Extracted records
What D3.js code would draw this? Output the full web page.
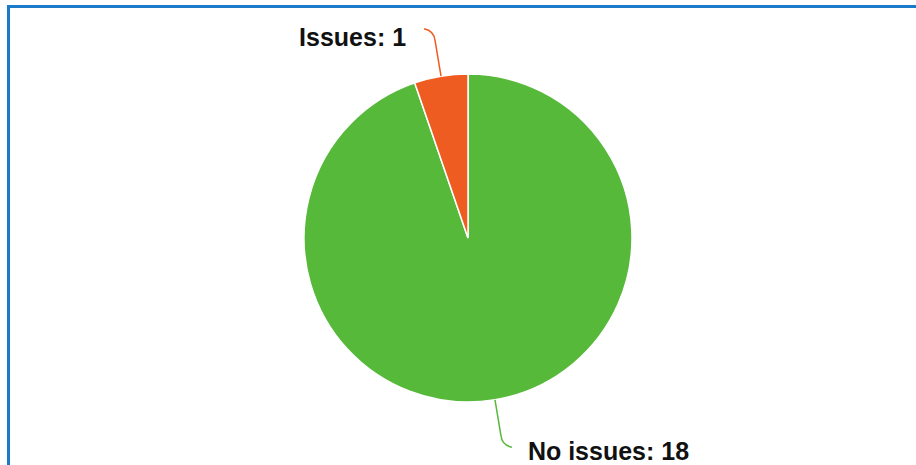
<!DOCTYPE html>
<html>
<head>
<meta charset="utf-8">
<script src="https://cdn.jsdelivr.net/npm/d3@7"></script>
<style>
  html, body { margin: 0; padding: 0; background: #fff; }
  svg { display: block; }
</style>
</head>
<body>
<div id="chart"></div>
<script>
// data
var labels = ["No issues", "Issues"];
var counts = [18, 1];
var colors = ["#57b93a", "#ef5c22"];

var width = 916, height = 465;
var cx = 468, cy = 238, radius = 164;

var svg = d3.select("#chart").append("svg")
    .attr("width", width)
    .attr("height", height);

// blue frame (runs off the right and bottom)
svg.append("rect")
    .attr("x", 8.5).attr("y", 6.5)
    .attr("width", width + 20).attr("height", height + 20)
    .attr("fill", "none")
    .attr("stroke", "#1b7bc8")
    .attr("stroke-width", 3);

var pie = d3.pie().sort(null).value(function (d) { return d; });
var arcs = pie(counts);
var arc = d3.arc().innerRadius(0).outerRadius(radius);

var g = svg.append("g").attr("transform", "translate(" + cx + "," + cy + ")");

g.selectAll("path.slice")
    .data(arcs)
    .enter()
    .append("path")
    .attr("class", "slice")
    .attr("d", arc)
    .attr("fill", function (d, i) { return colors[i]; })
    .attr("stroke", "#fff")
    .attr("stroke-width", 1.5);

// connector lines + labels
function pt(a, r) { return [Math.sin(a) * r, -Math.cos(a) * r]; }

arcs.forEach(function (d, i) {
  var mid = (d.startAngle + d.endAngle) / 2;
  var p0 = pt(mid, radius);
  var p1 = pt(mid, radius + 36);
  var top = Math.cos(mid) > 0;
  var right = Math.sin(mid) > 0;
  var dx = right ? 1 : -1;
  var dy = top ? -1 : 1;
  var end = [p1[0] + dx * 11, p1[1] + dy * 12];
  var path = "M" + p0 + "L" + p1 + "Q" + [p1[0] + dx * 1, p1[1] + dy * 10] + " " + end;
  g.append("path")
      .attr("d", path)
      .attr("fill", "none")
      .attr("stroke", colors[i])
      .attr("stroke-width", 1.5);

  g.append("text")
      .attr("x", end[0] + dx * (right ? 16 : 18))
      .attr("y", end[1] + (top ? 17 : 13))
      .attr("text-anchor", right ? "start" : "end")
      .attr("font-family", "Liberation Sans, Arial, sans-serif")
      .attr("font-weight", "bold")
      .attr("font-size", 25)
      .attr("fill", "#111")
      .text(labels[i] + ": " + counts[i]);
});
</script>
</body>
</html>
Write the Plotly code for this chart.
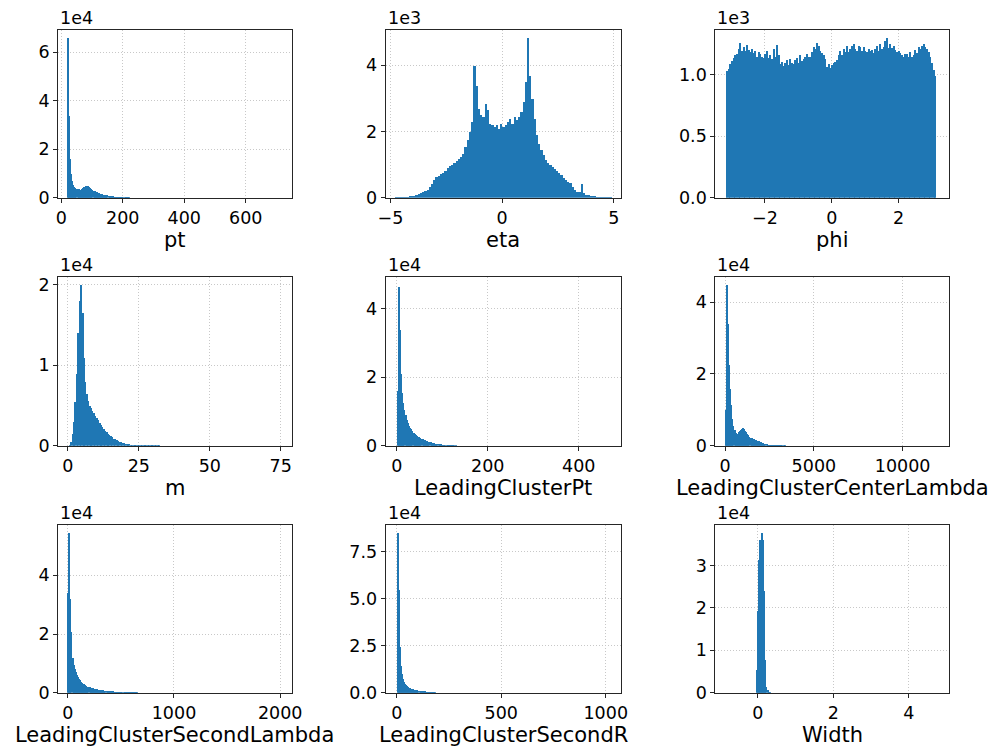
import plotly.graph_objects as go

# ---------------- data (bin start, bin width, counts per bin) ----------------
pt_start, pt_bw = 20.0, 3.475
pt_counts = [66000, 34000, 16000, 10000, 7000, 5500, 4600, 4200, 3900, 3800,
             3700, 3600, 3600, 3800, 4100, 4500, 4800, 5100, 5200, 4900,
             4500, 4200, 3900, 3500, 3200, 2900, 2650, 2450, 2250, 2050,
             1900, 1750, 1600, 1500, 1400, 1300, 1200, 1150, 1100, 1050,
             1000, 900, 800, 700, 620, 560, 500, 460, 420, 390,
             360, 330, 300, 280, 260, 240, 220, 200]

eta_start, eta_bw = -4.8, 0.1
eta_counts = [10, 20, 30, 40, 45, 50, 55, 60, 70, 90,
              120, 160, 200, 230, 260, 330, 420, 550, 640, 680,
              720, 760, 820, 900, 960, 1000, 1060, 1120, 1170, 1250,
              1350, 1550, 1750, 2000, 2300, 4000, 3400, 2700, 2500, 2450,
              2850, 2650, 2250, 2200, 2150, 2200, 2100, 2250, 2150, 2200,
              2300, 2400, 2250, 2450, 2350, 2450, 2600, 2900, 3500, 4840,
              3700, 3000, 2400, 1900, 1650, 1450, 1300, 1150, 1050, 1000,
              950, 880, 820, 760, 700, 620, 560, 500, 450, 330,
              240, 200, 180, 420, 160, 110, 90, 75, 65, 55,
              50, 45, 40, 35, 30, 20, 10]

phi_start, phi_bw = -3.14, 0.04984
phi_counts = [1030, 1050, 1090, 1115, 1140, 1165, 1175, 1210, 1260, 1200,
              1230, 1195, 1245, 1205, 1190, 1215, 1180, 1195, 1150, 1190,
              1175, 1145, 1140, 1175, 1195, 1140, 1160, 1135, 1210, 1150,
              1245, 1160, 1090, 1110, 1075, 1095, 1120, 1085, 1135, 1095,
              1090, 1120, 1140, 1100, 1160, 1115, 1130, 1150, 1175, 1145,
              1150, 1190, 1230, 1210, 1265, 1235, 1200, 1180, 1160, 1135,
              1070, 1090, 1060, 1080, 1095, 1110, 1125, 1160, 1200, 1165,
              1210, 1190, 1235, 1190, 1215, 1240, 1250, 1210, 1200, 1240,
              1230, 1195, 1225, 1200, 1185, 1215, 1195, 1205, 1180, 1210,
              1240, 1195, 1250, 1215, 1230, 1275, 1300, 1220, 1250, 1220,
              1235, 1205, 1190, 1200, 1180, 1165, 1150, 1175, 1175, 1145,
              1190, 1150, 1165, 1205, 1180, 1230, 1210, 1235, 1250, 1230,
              1210, 1185, 1150, 1100, 1040, 990]

m_start, m_bw = 0.0, 0.5
m_counts = [0, 100, 500, 1500, 3000, 5500, 9000, 14000, 18000, 20000,
            16500, 11000, 8000, 6500, 5600, 5000, 4700, 4400, 4100, 3800,
            3500, 3200, 2900, 2650, 2400, 2200, 1950, 1750, 1550, 1400,
            1250, 1100, 950, 850, 750, 650, 560, 490, 430, 380,
            330, 290, 260, 230, 210, 190, 170, 150, 135, 120,
            110, 100, 95, 90, 85, 80, 75, 70, 65, 60,
            55, 50, 45, 40, 35, 30, 25]

lcpt_start, lcpt_bw = 0.0, 2.5
lcpt_counts = [16000, 46600, 33800, 21000, 15500, 12500, 10500, 9000, 7800, 6800,
               6000, 5400, 4900, 4400, 4000, 3600, 3300, 3000, 2800, 2600,
               2400, 2200, 2000, 1850, 1700, 1550, 1450, 1300, 1200, 1100,
               1000, 950, 880, 800, 740, 680, 620, 570, 530, 490,
               450, 420, 390, 360, 340, 320, 300, 280, 260, 240,
               220, 200]

lccl_start, lccl_bw = 40.0, 60.0
lccl_counts = [10000, 45000, 34000, 22500, 16000, 11500, 7500, 5500, 4500, 3800,
               3000, 3400, 4000, 4200, 4400, 4700, 5000, 4700, 4300, 3900,
               3500, 3100, 2700, 2400, 2200, 2050, 1950, 1850, 1700, 1600,
               1500, 1400, 1250, 1150, 1000, 850, 720, 600, 500, 430,
               380, 340, 300, 280, 260, 240, 220, 200, 190, 180,
               170, 160, 150, 140, 130, 120]

lcsl_start, lcsl_bw = 0.0, 10.0
lcsl_counts = [34000, 54500, 32000, 21000, 12000, 9700, 8300, 7200, 6300, 5600,
               5000, 4500, 4000, 3600, 3300, 3000, 2750, 2500, 2300, 2150,
               2000, 1850, 1750, 1650, 1550, 1450, 1380, 1300, 1230, 1170,
               1110, 1050, 1000, 950, 900, 860, 820, 780, 740, 700,
               670, 640, 610, 580, 550, 530, 510, 490, 470, 450,
               430, 410, 390, 370, 350, 330, 310, 290, 270, 250,
               230, 210, 190, 170, 150, 130]

lcsr_start, lcsr_bw = 0.0, 5.0
lcsr_counts = [85500, 55000, 24500, 14500, 10000, 7500, 6000, 5000, 4300, 3800,
               3300, 3000, 2700, 2450, 2250, 2050, 1900, 1750, 1620, 1500,
               1400, 1300, 1220, 1150, 1080, 1020, 970, 930, 900, 870,
               840, 810, 780, 750, 720, 690, 660]

width_start, width_bw = -0.028, 0.028
width_counts = [5400, 19500, 31500, 36000, 36200, 37700, 36200, 24000, 7900, 1500,
                700, 300, 150, 60]

names = ["pt", "eta", "phi", "m", "LeadingClusterPt", "LeadingClusterCenterLambda",
         "LeadingClusterSecondLambda", "LeadingClusterSecondR", "Width"]
exponents = ["1e4", "1e3", "1e3", "1e4", "1e4", "1e4", "1e4", "1e4", "1e4"]

# axis ranges (x) and y ranges
x_ranges = [(-10.5, 748.6), (-5.215, 5.33), (-3.483, 3.50), (-3.46, 78.8),
            (-24.4, 493.2), (-552, 12597), (-92.4, 2107), (-53, 1073.6), (-1.125, 5.056)]
y_maxes = [69300, 5076, 1367, 21000, 49400, 47100, 57300, 89600, 39650]

x_tickvals = [[0, 200, 400, 600], [-5, 0, 5], [-2, 0, 2], [0, 25, 50, 75],
              [0, 200, 400], [0, 5000, 10000], [0, 1000, 2000], [0, 500, 1000], [0, 2, 4]]
x_ticktext = [["0", "200", "400", "600"], ["\u22125", "0", "5"], ["\u22122", "0", "2"],
              ["0", "25", "50", "75"], ["0", "200", "400"], ["0", "5000", "10000"],
              ["0", "1000", "2000"], ["0", "500", "1000"], ["0", "2", "4"]]
y_tickvals = [[0, 20000, 40000, 60000], [0, 2000, 4000], [0, 500, 1000], [0, 10000, 20000],
              [0, 20000, 40000], [0, 20000, 40000], [0, 20000, 40000],
              [0, 25000, 50000, 75000], [0, 10000, 20000, 30000]]
y_ticktext = [["0", "2", "4", "6"], ["0", "2", "4"], ["0.0", "0.5", "1.0"], ["0", "1", "2"],
              ["0", "2", "4"], ["0", "2", "4"], ["0", "2", "4"],
              ["0.0", "2.5", "5.0", "7.5"], ["0", "1", "2", "3"]]

series = [(pt_start, pt_bw, pt_counts), (eta_start, eta_bw, eta_counts),
          (phi_start, phi_bw, phi_counts), (m_start, m_bw, m_counts),
          (lcpt_start, lcpt_bw, lcpt_counts), (lccl_start, lccl_bw, lccl_counts),
          (lcsl_start, lcsl_bw, lcsl_counts), (lcsr_start, lcsr_bw, lcsr_counts),
          (width_start, width_bw, width_counts)]

# ---------------- layout geometry ----------------
W, H = 1000, 753
col_px = [(51, 289), (385, 625), (721, 959)]
row_px = [(28, 199), (279, 451), (531, 702)]

FONT = "DejaVu Sans"
BLUE = "#1f77b4"

fig = go.Figure()
layout = dict(width=W, height=H, autosize=False, margin=dict(l=0, r=0, t=0, b=0),
              paper_bgcolor="white", plot_bgcolor="white", showlegend=False,
              font=dict(family=FONT, color="black"), bargap=0)
annotations = []

for i, (start, bw, counts) in enumerate(series):
    r, c = divmod(i, 3)
    n = "" if i == 0 else str(i + 1)
    centers = [start + bw * (k + 0.5) for k in range(len(counts))]
    fig.add_trace(go.Bar(x=centers, y=counts, width=[bw] * len(counts),
                         marker=dict(color=BLUE, line=dict(width=0)),
                         xaxis="x" + n, yaxis="y" + n, hoverinfo="skip"))
    x0, x1 = col_px[c]
    y0, y1 = row_px[r]
    common = dict(showline=True, mirror=True, linecolor="#262626", linewidth=1,
                  ticks="outside", ticklen=4, tickwidth=1, tickcolor="#262626",
                  showgrid=True, gridcolor="#c8c8c8", griddash="1px,2px", gridwidth=1,
                  zeroline=False, tickfont=dict(family=FONT, size=17.5, color="black"),
                  fixedrange=True)
    layout["xaxis" + n] = dict(domain=[x0 / W, x1 / W], anchor="y" + n,
                               range=list(x_ranges[i]), tickmode="array",
                               tickvals=x_tickvals[i], ticktext=x_ticktext[i], **common)
    layout["yaxis" + n] = dict(domain=[1 - y1 / H, 1 - y0 / H], anchor="x" + n,
                               range=[0, y_maxes[i]], tickmode="array",
                               tickvals=y_tickvals[i], ticktext=y_ticktext[i], **common)
    # offset text (1e4 / 1e3)
    annotations.append(dict(text=exponents[i], xref="paper", yref="paper",
                            x=x0 / W, y=1 - y0 / H, xanchor="left", yanchor="bottom",
                            showarrow=False, font=dict(family=FONT, size=17.5, color="black")))
    # axis label
    annotations.append(dict(text=names[i], xref="paper", yref="paper",
                            x=(x0 + x1) / 2 / W, y=1 - (y1 + 29) / H,
                            xanchor="center", yanchor="top", showarrow=False,
                            font=dict(family=FONT, size=21, color="black")))

layout["annotations"] = annotations
fig.update_layout(**layout)
fig.write_html("out.html")
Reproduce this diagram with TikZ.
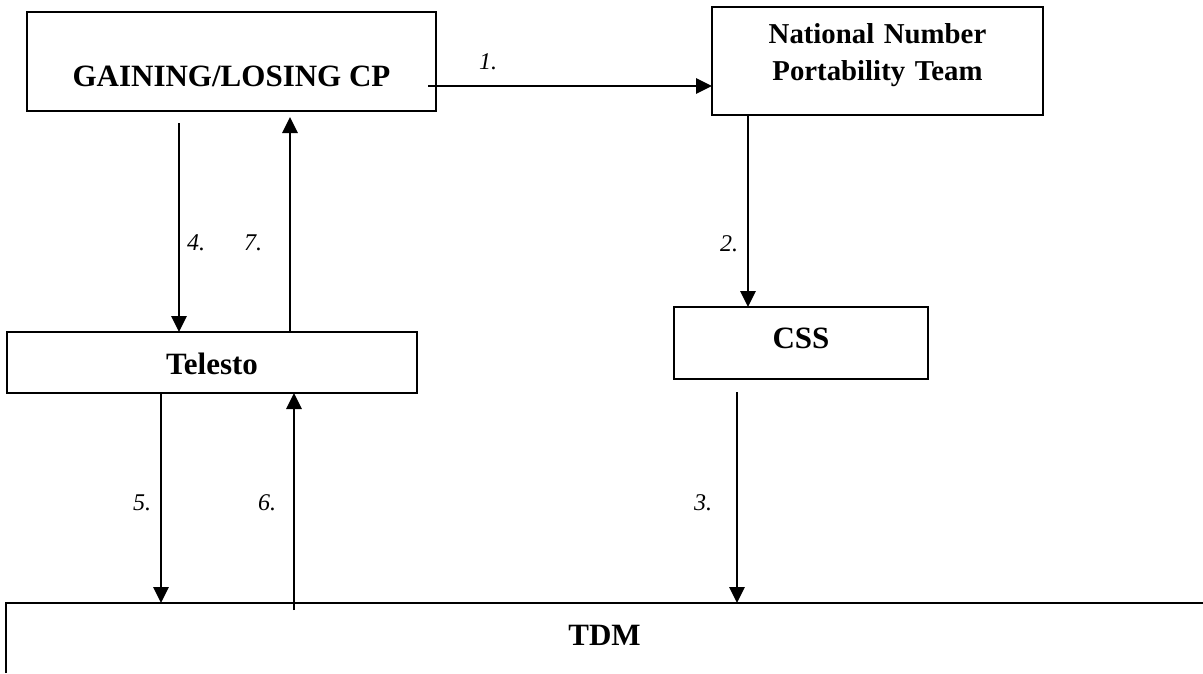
\documentclass[tikz,border=0pt]{standalone}
\usepackage{fontspec}
\setmainfont{Liberation Serif}
\usetikzlibrary{arrows.meta}
\begin{document}
\begin{tikzpicture}[x=1pt,y=-1pt,
  box/.style={draw, line width=2.4pt, inner sep=0pt, outer sep=0pt, anchor=north west,
    font=\fontsize{31}{36}\selectfont\bfseries},
  flow/.style={line width=2.8pt, -{Triangle[length=16pt,width=15pt]}},
  num/.style={font=\fontsize{24}{28}\selectfont\itshape, inner sep=0pt}]
\useasboundingbox (0,0) rectangle (1203,673);
% boxes
\node[box, minimum width=409pt, text height=74pt, text depth=25pt] (gcp) at (27,12) {GAINING/LOSING CP};
\node[box, text width=331pt, align=center, text height=36pt, text depth=72pt,
  font=\fontsize{28.8}{37}\selectfont\bfseries] (nnp) at (712,7) {National Number\\Portability Team};
\node[box, minimum width=410pt, text height=42pt, text depth=19pt] (tele) at (7,332) {Telesto};
\node[box, minimum width=254pt, text height=41pt, text depth=31pt] (css) at (674,307) {CSS};
\node[box, draw=none, minimum width=1197pt, text height=42pt, text depth=28pt] (tdm) at (6,603) {TDM};
\draw[line width=2.4pt] (tdm.south west) |- (tdm.north east);
% free ends
\coordinate (s3) at (737,392);
\coordinate (s4) at (179,123);
\coordinate (e7) at (290,117);
\coordinate (s5) at (161,392);
\coordinate (s6) at (294,610);
\coordinate (c2) at (748,0);
% connectors
\draw[flow] ([xshift=-8pt]gcp.base east) -- (nnp.west |- gcp.base east);
\draw[flow] (c2 |- nnp.south) -- (c2 |- css.north);
\draw[flow] (s3) -- (s3 |- tdm.north);
\draw[flow] (s4) -- (s4 |- tele.north);
\draw[flow] (e7 |- tele.north) -- (e7);
\draw[flow] (s5 |- tele.south) -- (s5 |- tdm.north);
\draw[flow] (s6) -- (s6 |- tele.south);
% labels
\node[num] (l1) at (488,62) {1.};
\node[num] (l2) at (729,244) {2.};
\node[num] (l3) at (703,503) {3.};
\node[num] (l4) at (196,243) {4.};
\node[num] (l5) at (142,503) {5.};
\node[num] (l6) at (267,503) {6.};
\node[num] (l7) at (253,243) {7.};
\end{tikzpicture}
\end{document}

Task description
Which lines contain the word "this"? Copy each one.

Finished task
What D3.js code would draw this? Output the full web page.
Write the Plotly code for this chart.
Reproduce this diagram with TikZ.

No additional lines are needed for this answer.